There are some books that I read and I’m left feeling satisfied, like the story had followed and wound down to its natural, organic conclusion. Even with stories that don’t have a neatly tied-together ending, I appreciate the author giving me an ending to chew over, to work out in my head, and even speculate how it actually ended. There are also books that don’t seem to progress organically, moving through their individual points more like a trip through the fun house where the car you’re riding in the dark may take a hard right or plummet a story or two without you realizing. That is the case of Jonathan Maberry’s novel Glimpse, which is not necessarily a bad thing. Particularly when you consider the subject matter.

The novel follows a recovering junkie named Rain who is losing huge swatches of time from her day and seeing mysterious figures in a pair of cracked eyeglasses. This, of course, leads Rain to question her sanity as well as her ability to stay sober. Things get worse for Rain when she sees a child she gave up years ago and realizes he’s in danger, meaning Rain must not only risk her own sanity and sobriety but the life of her child whose connection to her only grows throughout the book.

The book has a lot of concepts and ideas that may not mesh as well as others but work together to create a surreal world existing behind the real one. Here is where a shadowy villain named Doctor Nine searches for victims and to continue taking from Rain, piece by piece. The idea of another world beneath the mundane one is a well-used trope in fantastic and horror fiction, hearkening all the way back to Alice in Wonderland, but the world of the Fire Zone, which makes Times Square look like a somber historical district, is well-painted by Maberry’s description. There are characters that do their part to move the narrative along, but also are deserving of their own tales due to their rich backstories.

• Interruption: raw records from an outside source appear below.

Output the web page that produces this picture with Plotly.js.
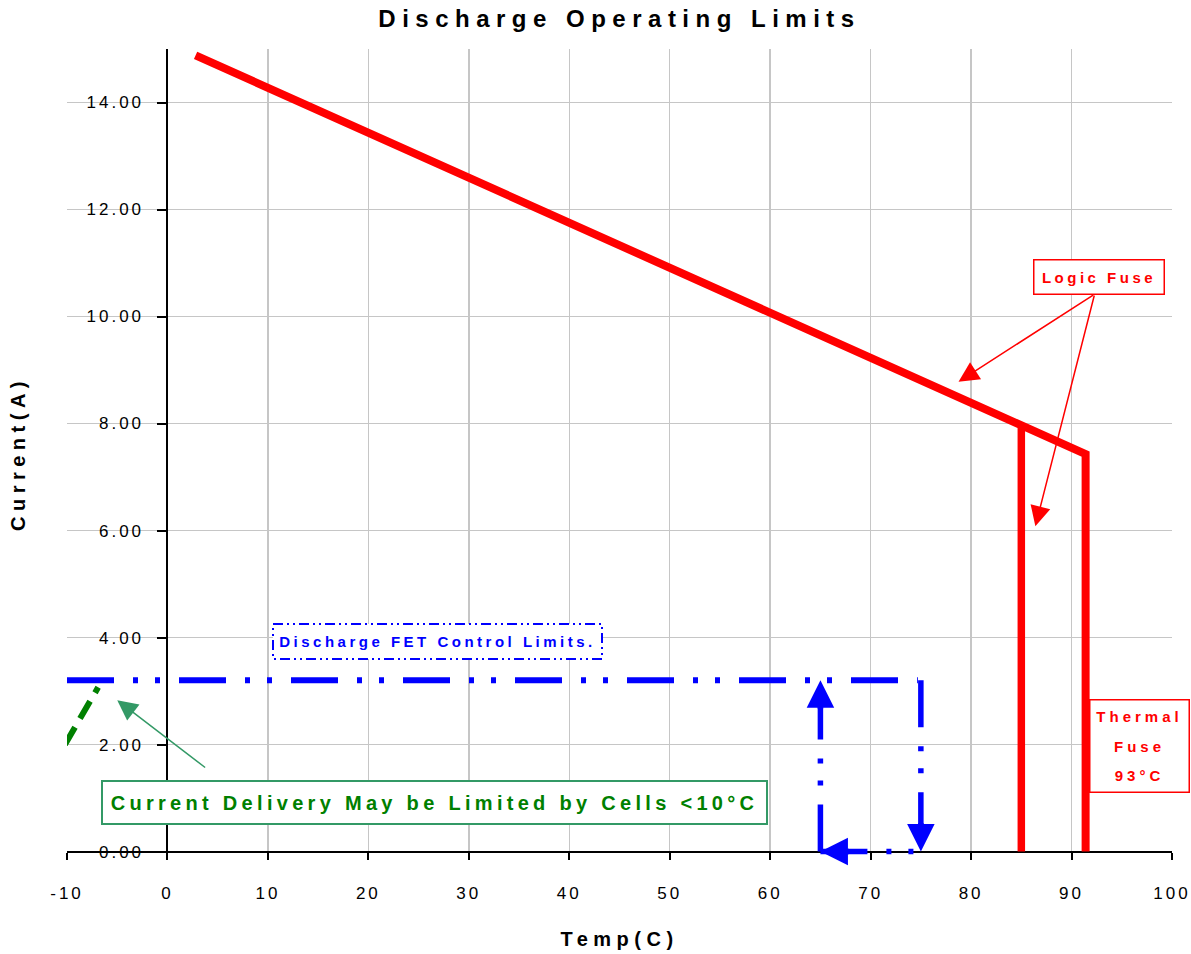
<!DOCTYPE html>
<html>
<head>
<meta charset="utf-8">
<script src="https://cdn.plot.ly/plotly-3.0.1.min.js"></script>
<style>
  html, body { margin: 0; padding: 0; background: #ffffff; }
  #chart { width: 1191px; height: 954px; }
  .xtick text, .ytick text { letter-spacing: 3px; }
  .gtitle { letter-spacing: 6.5px; }
  .xtitle, .ytitle { letter-spacing: 5.5px; }
  text.annotation-text { letter-spacing: 3.5px; }
  .annotation[data-index="0"] text.annotation-text { letter-spacing: 4.3px; }
  .annotation[data-index="3"] text.annotation-text { letter-spacing: 4px; }
  .annotation[data-index="1"] rect.bg { stroke-dasharray: 10px, 4px, 2px, 4px, 2px, 4px; }
</style>
</head>
<body>
<div id="chart"></div>
<script>
// ---- data ----
const chartTitle = 'Discharge Operating Limits';
const xTitle = 'Temp(C)';
const yTitle = 'Current(A)';

const xTickVals = [-10, 0, 10, 20, 30, 40, 50, 60, 70, 80, 90, 100];
const xTickText = ['-10', '0', '10', '20', '30', '40', '50', '60', '70', '80', '90', '100'];
const yTickVals = [0, 2, 4, 6, 8, 10, 12, 14];
const yTickText = ['0.00', '2.00', '4.00', '6.00', '8.00', '10.00', '12.00', '14.00'];

// red limit line: slope then drop at thermal fuse
const logicFuseTemp = [2.8, 91.4, 91.4];
const logicFuseCurrent = [14.88, 7.43, 0];
// red drop at 85 C
const logicDropTemp = [85, 85];
const logicDropCurrent = [7.95, 0];

// blue discharge FET control limit (dash-dot)
const fetTemp = [-10, 74.7];
const fetCurrent = [3.2, 3.2];
// blue hysteresis loop: down at 75, back along 0, up at 65
const fetDownTemp = [75, 75];
const fetDownCurrent = [3.2, 0];
const fetBackTemp = [65, 75];
const fetBackCurrent = [0, 0];
const fetUpTemp = [65, 65];
const fetUpCurrent = [0, 3.2];

// green dashed low-temperature cell limit
const cellTemp = [-10.2, -6.9];
const cellCurrent = [2.0, 3.07];

const fontFam = '"Liberation Sans", Arial, Helvetica, sans-serif';
const blueDash = '47px,19px,5px,17px,5px,19px';

function seg(x, y, color, width, dash) {
  return {
    type: 'scatter', mode: 'lines', x: x, y: y,
    line: {color: color, width: width, dash: dash || 'solid'},
    hoverinfo: 'skip', showlegend: false
  };
}

const traces = [
  seg(fetTemp, fetCurrent, '#0000ff', 6, blueDash),
  seg(fetDownTemp, fetDownCurrent, '#0000ff', 5.5, blueDash),
  seg(fetBackTemp, fetBackCurrent, '#0000ff', 5.5, blueDash),
  seg(fetUpTemp, fetUpCurrent, '#0000ff', 5.5, blueDash),
  seg(cellTemp, cellCurrent, '#008000', 6, '20px,10px'),
  seg(logicFuseTemp, logicFuseCurrent, '#ff0000', 8),
  seg(logicDropTemp, logicDropCurrent, '#ff0000', 7.5)
];

const annotations = [
  { // 0 green note
    x: 26.63, y: 0.91, xref: 'x', yref: 'y', showarrow: false,
    text: 'Current Delivery May be Limited by Cells <10°C',
    font: {family: fontFam, size: 20, color: '#008000', weight: 'bold'},
    bordercolor: '#339966', borderwidth: 2, borderpad: 1, bgcolor: '#ffffff',
    width: 661, height: 39, xanchor: 'center', yanchor: 'middle'
  },
  { // 1 blue note
    x: 26.93, y: 3.92, xref: 'x', yref: 'y', showarrow: false,
    text: 'Discharge FET Control Limits.',
    font: {family: fontFam, size: 15, color: '#0000ff', weight: 'bold'},
    bordercolor: '#0000ff', borderwidth: 2, borderpad: 1, bgcolor: '#ffffff',
    width: 325, height: 31, xanchor: 'center', yanchor: 'middle'
  },
  { // 2 logic fuse
    x: 92.78, y: 10.74, xref: 'x', yref: 'y', showarrow: false,
    text: 'Logic Fuse',
    font: {family: fontFam, size: 15, color: '#ff0000', weight: 'bold'},
    bordercolor: '#ff0000', borderwidth: 1.5, borderpad: 1, bgcolor: '#ffffff',
    width: 127, height: 31, xanchor: 'center', yanchor: 'middle'
  },
  { // 3 thermal fuse
    x: 96.81, y: 1.965, xref: 'x', yref: 'y', showarrow: false,
    text: '<span style="font-size:15px">Thermal</span><br><span style="font-size:15px">Fuse</span><br><span style="font-size:15px">93°C</span>',
    font: {family: fontFam, size: 22.5, color: '#ff0000', weight: 'bold'},
    bordercolor: '#ff0000', borderwidth: 1.5, borderpad: 1, bgcolor: '#ffffff',
    width: 96, height: 89, xanchor: 'center', yanchor: 'middle'
  },
  // logic fuse arrows
  { x: 78.75, y: 8.78, xref: 'x', yref: 'y', ax: 92.3, ay: 10.42, axref: 'x', ayref: 'y',
    text: '', showarrow: true, arrowhead: 2, arrowsize: 2.7, arrowwidth: 1.5, arrowcolor: '#ff0000', standoff: 0 },
  { x: 86.4, y: 6.08, xref: 'x', yref: 'y', ax: 92.3, ay: 10.42, axref: 'x', ayref: 'y',
    text: '', showarrow: true, arrowhead: 2, arrowsize: 2.7, arrowwidth: 1.5, arrowcolor: '#ff0000', standoff: 0 },
  // green arrow
  { x: -5.0, y: 2.83, xref: 'x', yref: 'y', ax: 3.9, ay: 1.55, axref: 'x', ayref: 'y',
    text: '', showarrow: true, arrowhead: 2, arrowsize: 2.7, arrowwidth: 1.5, arrowcolor: '#339966', standoff: 0 },
  // blue loop arrowheads
  { x: fetDownTemp[1], y: fetDownCurrent[1], xref: 'x', yref: 'y', ax: 0, ay: -30,
    text: '', showarrow: true, arrowhead: 2, arrowsize: 1, arrowwidth: 5.5, arrowcolor: '#0000ff', standoff: 0 },
  { x: fetBackTemp[0], y: fetBackCurrent[0], xref: 'x', yref: 'y', ax: 30, ay: 0,
    text: '', showarrow: true, arrowhead: 2, arrowsize: 1, arrowwidth: 5.5, arrowcolor: '#0000ff', standoff: 0 },
  { x: fetUpTemp[1], y: fetUpCurrent[1], xref: 'x', yref: 'y', ax: 0, ay: 30,
    text: '', showarrow: true, arrowhead: 2, arrowsize: 1, arrowwidth: 5.5, arrowcolor: '#0000ff', standoff: 0 }
];

const yBottom = -0.12;
const layout = {
  width: 1191, height: 954,
  margin: {l: 67, r: 19, t: 49, b: 96, pad: 0},
  paper_bgcolor: '#ffffff', plot_bgcolor: '#ffffff',
  showlegend: false,
  title: {
    text: chartTitle, x: 0.5, xref: 'paper', y: 0.981, yref: 'container', yanchor: 'middle',
    font: {family: fontFam, size: 24, color: '#000000', weight: 'bold'}
  },
  xaxis: {
    range: [-10, 100], domain: [0, 1], anchor: 'free', position: -yBottom / (15 - yBottom),
    tickmode: 'array', tickvals: xTickVals, ticktext: xTickText,
    showgrid: true, gridcolor: '#c6c6c6', gridwidth: 1.5,
    zeroline: false, showline: true, linecolor: '#000000', linewidth: 2,
    ticks: 'outside', ticklen: 7, tickwidth: 2, tickcolor: '#000000',
    ticklabelstandoff: 19, ticklabeloverflow: 'allow',
    tickfont: {family: fontFam, size: 17, color: '#000000'},
    layer: 'below traces',
    title: {text: xTitle, standoff: 29, font: {family: fontFam, size: 20, color: '#000000', weight: 'bold'}}
  },
  yaxis: {
    range: [yBottom, 15], domain: [0, 1], anchor: 'free', position: 10 / 110,
    tickmode: 'array', tickvals: yTickVals, ticktext: yTickText,
    showgrid: true, gridcolor: '#c6c6c6', gridwidth: 1.5,
    zeroline: false, showline: true, linecolor: '#000000', linewidth: 2,
    ticks: 'outside', ticklen: 9, tickwidth: 2, tickcolor: '#000000',
    ticklabelstandoff: 10, ticklabeloverflow: 'allow',
    tickfont: {family: fontFam, size: 17, color: '#000000'},
    layer: 'below traces',
    title: {text: yTitle, standoff: 55, font: {family: fontFam, size: 20, color: '#000000', weight: 'bold'}}
  },
  annotations: annotations
};

Plotly.newPlot('chart', traces, layout, {displayModeBar: false, staticPlot: true});
</script>
</body>
</html>
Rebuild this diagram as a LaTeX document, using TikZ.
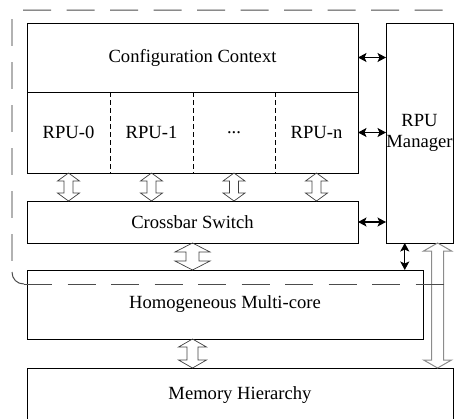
\documentclass[tikz,border=0pt]{standalone}
\usepackage{fontspec}
\setmainfont{Liberation Serif}
\usetikzlibrary{arrows.meta,calc}

\tikzset{
  blockbox/.style={draw=black, line width=1pt, rectangle, inner sep=0pt, outer sep=0pt,
    font=\fontsize{18.6}{21}\selectfont},
  cell/.style={rectangle, inner sep=0pt, outer sep=0pt, minimum height=81pt,
    font=\fontsize{18.6}{21}\selectfont},
  cellsep/.style={line width=0.9pt, dash pattern=on 5pt off 3pt},
  linkarrow/.style={line width=1.2pt,
    {Stealth[length=8.5pt,width=9pt,inset=2pt]}-{Stealth[length=8.5pt,width=9pt,inset=2pt]}},
  hollowsmall/.style={draw=black!75, line width=0.7pt, line join=miter},
  hollowbig/.style={draw=black!45, line width=1pt, line join=miter},
  frameline/.style={draw=black!70, line width=1pt, dash pattern=on 28pt off 15.5pt},
  framefaint/.style={draw=black!30, line width=1.3pt, dash pattern=on 27pt off 16pt},
}

% hollow double-headed block arrow between an upper and a lower point
% #1 style, #2 upper end, #3 lower end, #4 head half-width, #5 shaft half-width, #6 head length
\newcommand\hollowarrow[6]{%
  \draw[#1] let \p1=(#2), \p2=(#3) in
    (\x1,\y1) -- (\x1+#4,\y1-#6) -- (\x1+#5,\y1-#6) -- (\x2+#5,\y2+#6) -- (\x2+#4,\y2+#6)
    -- (\x2,\y2) -- (\x2-#4,\y2+#6) -- (\x2-#5,\y2+#6) -- (\x1-#5,\y1-#6) -- (\x1-#4,\y1-#6) -- cycle;}

\begin{document}
\begin{tikzpicture}[x=1pt,y=-1pt]
\useasboundingbox (0,0) rectangle (457,418);
\clip (0,0) rectangle (457,418);

% reconfigurable part
\node[blockbox, minimum width=331pt, minimum height=69pt] (ctx) at (192.5,57.5) {Configuration Context};
\node[blockbox, minimum width=331pt, minimum height=81pt] (row) at (192.5,132.5) {};
\node[cell, minimum width=83pt] (rpu0) at (68.5,132.5) {RPU-0};
\node[cell, minimum width=83pt] (rpu1) at (151.5,132.5) {RPU-1};
\node[cell, minimum width=82pt] (rpux) at (234,132.5) {...};
\node[cell, minimum width=83pt] (rpun) at (316.5,132.5) {RPU-n};
\draw[cellsep] (rpu0.north east) -- (rpu0.south east);
\draw[cellsep] (rpu1.north east) -- (rpu1.south east);
\draw[cellsep] (rpux.north east) -- (rpux.south east);

\node[blockbox, minimum width=67pt, minimum height=220pt, align=center] (mgr) at (419.5,133) {RPU\\Manager};
\node[blockbox, minimum width=331pt, minimum height=42pt] (cross) at (192.5,222) {Crossbar Switch};

% host side
\node[blockbox, minimum width=396pt, minimum height=69pt] (homo) at (225,304.5) {Homogeneous Multi-core};
\node[blockbox, minimum width=426pt, minimum height=54pt] (mem) at (240,395) {Memory Hierarchy};

\coordinate (mgrA) at ($(mgr.south west)!0.28!(mgr.south east)$);
\coordinate (mgrB) at ($(mgr.south west)!0.77!(mgr.south east)$);

% control links of the manager
\draw[linkarrow] (ctx.east) -- (ctx.east -| mgr.west);
\draw[linkarrow] (row.east) -- (row.east -| mgr.west);
\draw[linkarrow] (cross.east) -- (cross.east -| mgr.west);
\draw[linkarrow] (mgrA) -- (mgrA |- homo.north);

% data paths
\hollowarrow{hollowsmall}{rpu0.south}{cross.north -| rpu0.south}{11pt}{4.5pt}{8pt}
\hollowarrow{hollowsmall}{rpu1.south}{cross.north -| rpu1.south}{11pt}{4.5pt}{8pt}
\hollowarrow{hollowsmall}{rpux.south}{cross.north -| rpux.south}{11pt}{4.5pt}{8pt}
\hollowarrow{hollowsmall}{rpun.south}{cross.north -| rpun.south}{11pt}{4.5pt}{8pt}
\hollowarrow{hollowsmall}{cross.south}{homo.north -| cross.south}{17.5pt}{6.5pt}{9pt}
\hollowarrow{hollowsmall}{homo.south -| cross.south}{mem.north -| cross.south}{14pt}{5.5pt}{8pt}
\hollowarrow{hollowbig}{mgrB}{mgrB |- mem.north}{14pt}{6pt}{8pt}

% boundary of the reconfigurable fabric
\draw[frameline, rounded corners=12pt] (23,10) -- (466,10) -- (466,60);
\draw[framefaint] (12,19) -- (12,266);
\draw[draw=black!70, line width=1pt] (12,272) .. controls (12,279) and (17,284) .. (24,284);
\draw[frameline] (24,284) -- (466,284);
\end{tikzpicture}
\end{document}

Throw in time travel and alternate realities and this glut of concepts and ideas makes the narrative feel rushed at times, but it also leaves me looking forward to a sequel, if only to find out how it all comes together. Does Doctor Nine find another victim? Are there other worlds beyond the Fire Zone? Will the glasses show up in another piece of fiction? Hopefully, this isn’t the last we see of the ideas introduced in this universe.